Assessment of shear anisotropy using supersonic shear imaging with rotating arrays: In vivo evidence of cornea elastic anisotropy

The cornea is mainly composed of type I collagen fibrils. The organization of those fibers ensures the cornea transparency and determines its biomechanical properties. Understanding the biomechanics of the cornea has become a crucial issue in ophthalmology to predict the cornea response to refractive surgery procedures and to avoid post-treatment complications. In this work, we proposed the Supersonic Shear Imaging (SSI) elastography as a method for the in vivo assessment of the cornea elastic anisotropy.

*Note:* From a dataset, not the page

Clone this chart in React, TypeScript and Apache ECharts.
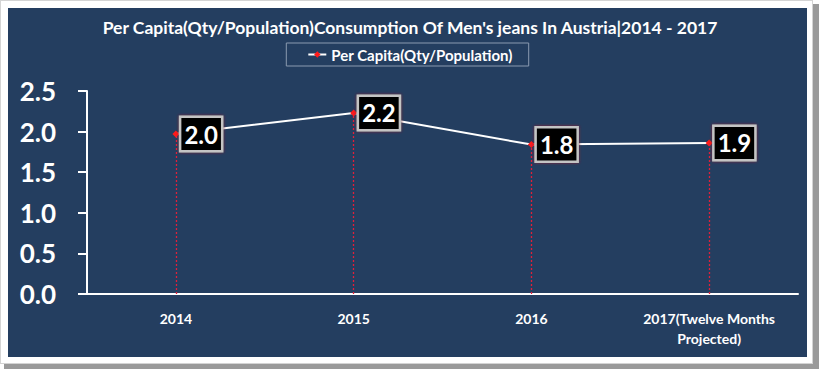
import React, { useEffect, useRef } from "react";
import * as echarts from "echarts";

const titleText = "Per Capita(Qty/Population)Consumption Of Men's jeans In Austria|2014 - 2017";
const seriesName = "Per Capita(Qty/Population)";
const categories = ["2014", "2015", "2016", "2017(Twelve Months\nProjected)"];
const values = [1.97, 2.23, 1.84, 1.86];
const yTicks = { min: 0, max: 2.5, interval: 0.5 };

const FONT = "Lato";

export default function App() {
  const ref = useRef<HTMLDivElement>(null);
  useEffect(() => {
    if (!ref.current) return;
    const chart = echarts.init(ref.current, null, { renderer: "svg" });
    chart.setOption({
      animation: false,
      backgroundColor: "transparent",
      title: {
        text: titleText,
        left: "center",
        top: 13,
        textStyle: { color: "#ffffff", fontFamily: FONT, fontWeight: "bold", fontSize: 17.5 },
      },
      legend: {
        top: 43,
        left: "center",
        data: [seriesName],
        borderColor: "#8a9ab0",
        borderWidth: 1,
        padding: [4, 16, 4, 21],
        itemWidth: 18,
        itemHeight: 8,
        itemGap: 2,
        textStyle: { color: "#ffffff", fontFamily: FONT, fontWeight: "bold", fontSize: 15 },
      },
      grid: { left: 87, right: 22, top: 91, bottom: 76, containLabel: false },
      xAxis: {
        type: "category",
        data: categories,
        boundaryGap: true,
        axisLine: { show: true, lineStyle: { color: "#ffffff", width: 2 } },
        axisTick: { show: false },
        splitLine: { show: false },
        axisLabel: {
          color: "#ffffff",
          fontFamily: FONT,
          fontWeight: "bold",
          fontSize: 14,
          lineHeight: 20,
          margin: 14,
          interval: 0,
        },
      },
      yAxis: {
        type: "value",
        min: yTicks.min,
        max: yTicks.max,
        interval: yTicks.interval,
        axisLine: { show: true, lineStyle: { color: "#ffffff", width: 2 } },
        axisTick: { show: true, length: 9, lineStyle: { color: "#ffffff", width: 2 } },
        splitLine: { show: false },
        axisLabel: {
          color: "#ffffff",
          fontFamily: FONT,
          fontWeight: "bold",
          fontSize: 26,
          margin: 31,
          formatter: (v: number) => v.toFixed(1),
        },
      },
      series: [
        {
          name: seriesName,
          type: "line",
          data: values,
          symbol: "diamond",
          symbolSize: 7,
          itemStyle: { color: "#ff1a1a" },
          lineStyle: { color: "#ffffff", width: 2 },
          label: {
            show: true,
            position: "right",
            distance: 2,
            formatter: (p: any) => Number(p.value).toFixed(1),
            color: "#ffffff",
            fontFamily: FONT,
            fontWeight: "bold",
            fontSize: 24,
            lineHeight: 28,
            backgroundColor: "#000000",
            borderColor: "#c4c4c4",
            borderWidth: 2.5,
            padding: [3, 3, 1, 3],
            shadowColor: "#8a2231",
            shadowBlur: 3,
          },
          markLine: {
            silent: true,
            symbol: "none",
            label: { show: false },
            lineStyle: { color: "#e0203a", type: [2, 2], width: 1.3, opacity: 1 },
            data: values.map((v, i) => [
              { coord: [i, 0] },
              { coord: [i, v] },
            ]),
          },
        },
      ],
    });
    return () => chart.dispose();
  }, []);

  return (
    <div style={{ position: "absolute", left: 0, top: 0, width: 820, height: 370, background: "#ffffff", overflow: "hidden" }}>
      <div style={{ position: "absolute", left: 813, top: 4, width: 6, height: 365, background: "#9a9a9a" }} />
      <div style={{ position: "absolute", left: 4, top: 364, width: 815, height: 5, background: "#9a9a9a" }} />
      <div style={{ position: "absolute", left: 0, top: 0, width: 813, height: 364, background: "#ffffff", border: "1px solid #d4d4d4", boxSizing: "border-box" }} />
      <div style={{ position: "absolute", left: 8, top: 8, width: 799, height: 349, background: "#243e60" }} />
      <div ref={ref} style={{ position: "absolute", left: 0, top: 0, width: 820, height: 370 }} />
    </div>
  );
}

The tissue shear modulus can be retrieved from the speed of a shear wave propagating in this tissue. In the SSI method, the transient shear wave is induced using the ultrasonic radiation force. The resulting shear wave propagates transversally to the ultrasound beam axis. The probe is then switched to an ultrafast imaging mode (30000 frames/sec) to follow the shear wave propagation and thus evaluate its local speed. We implemented SSI with a high-frequency rotating linear array (15 MHz, 128 elements) to estimate the elastic anisotropy of the cornea. We performed 3D scans in vivo and ex vivo on porcine eyes. Elasticity maps of the cornea surface were obtained. Porcine corneas exhibited a significantly higher shear wave speed along the horizontal meridian of the cornea than along the diagonal and vertical directions within a 50°-wide sector. These results are consistent with ex vivo X-ray diffraction measurements reported in the literature [1] that have shown that the collagen fibers are mainly oriented along one preferential direction in porcine corneas within a 45°-wide sector.